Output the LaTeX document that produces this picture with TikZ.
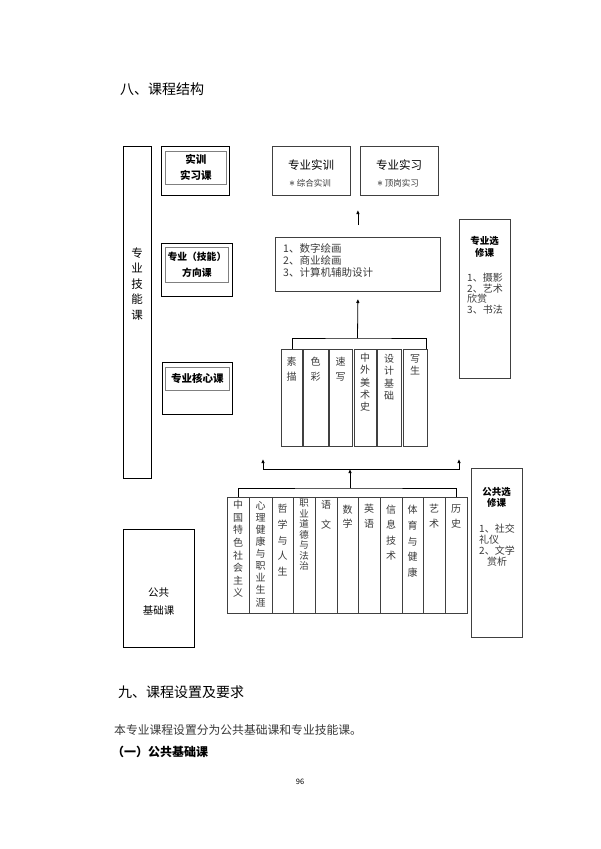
\documentclass[tikz,border=0pt]{standalone}
\usepackage{fontspec}
\setmainfont{Noto Sans CJK SC}
\usepackage{xcolor}
\usepackage{tikz}
\usetikzlibrary{arrows.meta}
\definecolor{framegray}{HTML}{808080}
\definecolor{textgray}{HTML}{3A3A3A}
\tikzset{
  upArrow/.style={-{Latex[length=4pt,width=3.5pt]},line width=0.8pt},
  framebox/.style={draw,line width=1.4pt,inner sep=0pt,anchor=north west},
  titlebox/.style={draw=framegray,line width=0.8pt,inner sep=0pt,anchor=north west,align=center,font=\fontsize{10.5}{16}\selectfont\bfseries},
  coursebox/.style={draw=black!75,line width=0.8pt,inner sep=0pt,anchor=north west},
  coltext/.style={anchor=north,inner sep=0pt,align=center,text=textgray,font=\fontsize{10}{#1}\selectfont},
  listtext/.style={anchor=north west,inner sep=0pt,align=left,text=textgray},
}
\newcommand{\starmark}{{\fontsize{12}{12}\selectfont$\ast$}}

\begin{document}
\begin{tikzpicture}[x=1pt,y=-1pt]
  \fill[white] (0,0) rectangle (600,849);
  \useasboundingbox (0,0) rectangle (600,849);
  \node[anchor=west,inner sep=0pt,font=\fontsize{14}{14}\selectfont] (headA) at (120,89) {八、课程结构};

  \node[framebox,line width=1.3pt,minimum width=28,minimum height=332] (jineng) at (123,146) {};
  \node[coltext=15.5,text=black,font=\fontsize{11.5}{15.5}\selectfont] (jinengT) at (137,247.5) {专\\业\\技\\能\\课};

  \node[framebox,minimum width=68,minimum height=49] (shixiA) at (161,146) {};
  \node[titlebox,minimum width=61,minimum height=33] (shixiB) at (165,151) {实训\\实习课};
  \node[framebox,minimum width=71,minimum height=53] (fangxiangA) at (161,243) {};
  \node[titlebox,minimum width=63,minimum height=35,font=\fontsize{9.8}{16}\selectfont\bfseries] (fangxiangB) at (165,247) {专业（技能）\\方向课};
  \node[framebox,minimum width=70,minimum height=52] (hexinA) at (162,362) {};
  \node[titlebox,minimum width=64,minimum height=23] (hexinB) at (165,367) {专业核心课};

  \node[coursebox,minimum width=78,minimum height=49] (zyshixun) at (272,146) {};
  \node[font=\fontsize{11.5}{12}\selectfont,inner sep=0pt] (zyshixunT) at (311,165) {专业实训};
  \node[font=\fontsize{8.5}{9}\selectfont,inner sep=0pt] (zyshixunS) at (310,183) {\starmark\ \textcolor{textgray}{综合实训}};
  \node[coursebox,minimum width=78,minimum height=49] (zyshixi) at (360,146) {};
  \node[font=\fontsize{11.5}{12}\selectfont,inner sep=0pt] (zyshixiT) at (399,165) {专业实习};
  \node[font=\fontsize{8.5}{9}\selectfont,inner sep=0pt] (zyshixiS) at (398,183) {\starmark\ \textcolor{textgray}{顶岗实习}};

  \node[coursebox,minimum width=165,minimum height=54] (list) at (275,237) {};
  \node[listtext,font=\fontsize{10.5}{12}\selectfont] (listT) at (283,243) {1、数字绘画\\2、商业绘画\\3、计算机辅助设计};

  \node[coursebox,minimum width=21,minimum height=97] (sumiao) at (281,349) {};
  \node[coursebox,minimum width=25,minimum height=97] (secai) at (303,349) {};
  \node[coursebox,minimum width=23,minimum height=97] (suxie) at (329,349) {};
  \node[coursebox,minimum width=22,minimum height=97] (meishu) at (354,349) {};
  \node[coursebox,minimum width=24,minimum height=97] (sheji) at (377,349) {};
  \node[coursebox,minimum width=24,minimum height=97] (xiesheng) at (403,349) {};
  \node[coltext=15] (sumiaoT) at (291.5,357) {素\\描};
  \node[coltext=15] (secaiT) at (315.5,357) {色\\彩};
  \node[coltext=15] (suxieT) at (340.5,357) {速\\写};
  \node[coltext=12.3] (meishuT) at (365,353) {中\\外\\美\\术\\史};
  \node[coltext=12.3] (shejiT) at (389,354) {设\\计\\基\\础};
  \node[coltext=12] (xieshengT) at (415,354) {写\\生};

  \node[coursebox,line width=1.1pt,minimum width=51,minimum height=159] (zyxuan) at (459,219) {};
  \node[anchor=north,inner sep=0pt,align=center,font=\fontsize{9.5}{12}\selectfont\bfseries] (zyxuanT) at (484.5,236) {专业选\\修课};
  \node[listtext,font=\fontsize{10}{10.6}\selectfont] (zyxuanL) at (467,273) {1、摄影\\2、艺术\\欣赏\\3、书法};

  \node[coursebox,minimum width=22,minimum height=116] (zhongguo) at (227,497) {};
  \node[coursebox,minimum width=23,minimum height=116] (xinli) at (249,497) {};
  \node[coursebox,minimum width=21,minimum height=116] (zhexue) at (272,497) {};
  \node[coursebox,minimum width=22,minimum height=116] (zhiye) at (293,497) {};
  \node[coursebox,minimum width=22,minimum height=116] (yuwen) at (315,497) {};
  \node[coursebox,minimum width=21,minimum height=116] (shuxue) at (337,497) {};
  \node[coursebox,minimum width=22,minimum height=116] (yingyu) at (358,497) {};
  \node[coursebox,minimum width=22,minimum height=116] (xinxi) at (380,497) {};
  \node[coursebox,minimum width=21,minimum height=116] (tiyu) at (402,497) {};
  \node[coursebox,minimum width=22,minimum height=116] (yishu) at (423,497) {};
  \node[coursebox,minimum width=22,minimum height=116] (lishi) at (445,497) {};
  \node[coltext=12.6] (zhongguoT) at (238,500) {中\\国\\特\\色\\社\\会\\主\\义};
  \node[coltext=12.1] (xinliT) at (260.5,501) {心\\理\\健\\康\\与\\职\\业\\生\\涯};
  \node[coltext=15.75] (zhexueT) at (282.5,504) {哲\\学\\与\\人\\生};
  \node[coltext=10.5,font=\fontsize{9.5}{10.5}\selectfont] (zhiyeT) at (304,499) {职\\业\\道\\德\\与\\法\\治};
  \node[coltext=20] (yuwenT) at (326,500) {语\\文};
  \node[coltext=14] (shuxueT) at (347.5,505) {数\\学};
  \node[coltext=15] (yingyuT) at (369,504) {英\\语};
  \node[coltext=15.3] (xinxiT) at (391,505) {信\\息\\技\\术};
  \node[coltext=15.75] (tiyuT) at (412.5,505) {体\\育\\与\\健\\康};
  \node[coltext=15] (yishuT) at (434,504) {艺\\术};
  \node[coltext=15] (lishiT) at (456,504) {历\\史};

  \node[draw,line width=0.9pt,minimum width=71,minimum height=118,inner sep=0pt,anchor=north west] (gongji) at (123,529) {};
  \node[align=center,inner sep=0pt,font=\fontsize{10.5}{18}\selectfont] (gongjiT) at (158.5,602) {公共\\基础课};

  \node[coursebox,line width=1.1pt,minimum width=51,minimum height=169] (gongxuan) at (471,468) {};
  \node[anchor=north,inner sep=0pt,align=center,font=\fontsize{9.5}{11.5}\selectfont\bfseries] (gongxuanT) at (496.5,487) {公共选\\修课};
  \node[listtext,font=\fontsize{10}{11}\selectfont] (gongxuanL) at (479,524) {1、社交\\礼仪\\2、文学\\\hspace*{8pt}赏析};

  \coordinate (coreBar) at (357.5,338);
  \draw[line width=0.8pt] (sumiao.north) |- (coreBar) -| ([xshift=-1pt]xiesheng.north east);
  \draw[upArrow] (coreBar) -- ([yshift=-7pt]list.south);
  \draw[upArrow] ([yshift=12pt]list.north) -- ([yshift=27pt]list.north);

  \coordinate (pubBar) at (350,488);
  \coordinate (upBar) at (350,469);
  \coordinate (upLeft) at (263,459);
  \coordinate (upRight) at (459,459);
  \draw[line width=0.8pt] (zhongguo.north) |- (pubBar) -| (lishi.north);
  \draw[upArrow] (pubBar) -- (upBar);
  \draw[upArrow] (upBar) -| (upLeft);
  \draw[upArrow] (upBar) -| (upRight);

  \node[anchor=west,inner sep=0pt,font=\fontsize{14}{14}\selectfont] (headB) at (118,692) {九、课程设置及要求};
  \node[anchor=west,inner sep=0pt,font=\fontsize{11.8}{12}\selectfont,text=textgray] (intro) at (114,730) {本专业课程设置分为公共基础课和专业技能课。};
  \node[anchor=west,inner sep=0pt,font=\fontsize{12}{12}\selectfont\bfseries] (subA) at (112,752) {（一）公共基础课};
  \node[inner sep=0pt,font=\fontsize{7.5}{8}\selectfont] (pageno) at (300,782) {96};
\end{tikzpicture}
\end{document}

Your objective:
Leave out the pictures, then repeat the listing above exactly from its first line to the line with "(jinengT) at (137,247.5)", inclusive.

Response below:
Output the LaTeX document that produces this picture with TikZ.
\documentclass[tikz,border=0pt]{standalone}
\usepackage{fontspec}
\setmainfont{Noto Sans CJK SC}
\usepackage{xcolor}
\usepackage{tikz}
\usetikzlibrary{arrows.meta}
\definecolor{framegray}{HTML}{808080}
\definecolor{textgray}{HTML}{3A3A3A}
\tikzset{
  upArrow/.style={-{Latex[length=4pt,width=3.5pt]},line width=0.8pt},
  framebox/.style={draw,line width=1.4pt,inner sep=0pt,anchor=north west},
  titlebox/.style={draw=framegray,line width=0.8pt,inner sep=0pt,anchor=north west,align=center,font=\fontsize{10.5}{16}\selectfont\bfseries},
  coursebox/.style={draw=black!75,line width=0.8pt,inner sep=0pt,anchor=north west},
  coltext/.style={anchor=north,inner sep=0pt,align=center,text=textgray,font=\fontsize{10}{#1}\selectfont},
  listtext/.style={anchor=north west,inner sep=0pt,align=left,text=textgray},
}
\newcommand{\starmark}{{\fontsize{12}{12}\selectfont$\ast$}}

\begin{document}
\begin{tikzpicture}[x=1pt,y=-1pt]
  \fill[white] (0,0) rectangle (600,849);
  \useasboundingbox (0,0) rectangle (600,849);
  \node[anchor=west,inner sep=0pt,font=\fontsize{14}{14}\selectfont] (headA) at (120,89) {八、课程结构};

  \node[framebox,line width=1.3pt,minimum width=28,minimum height=332] (jineng) at (123,146) {};
  \node[coltext=15.5,text=black,font=\fontsize{11.5}{15.5}\selectfont] (jinengT) at (137,247.5) {专\\业\\技\\能\\课};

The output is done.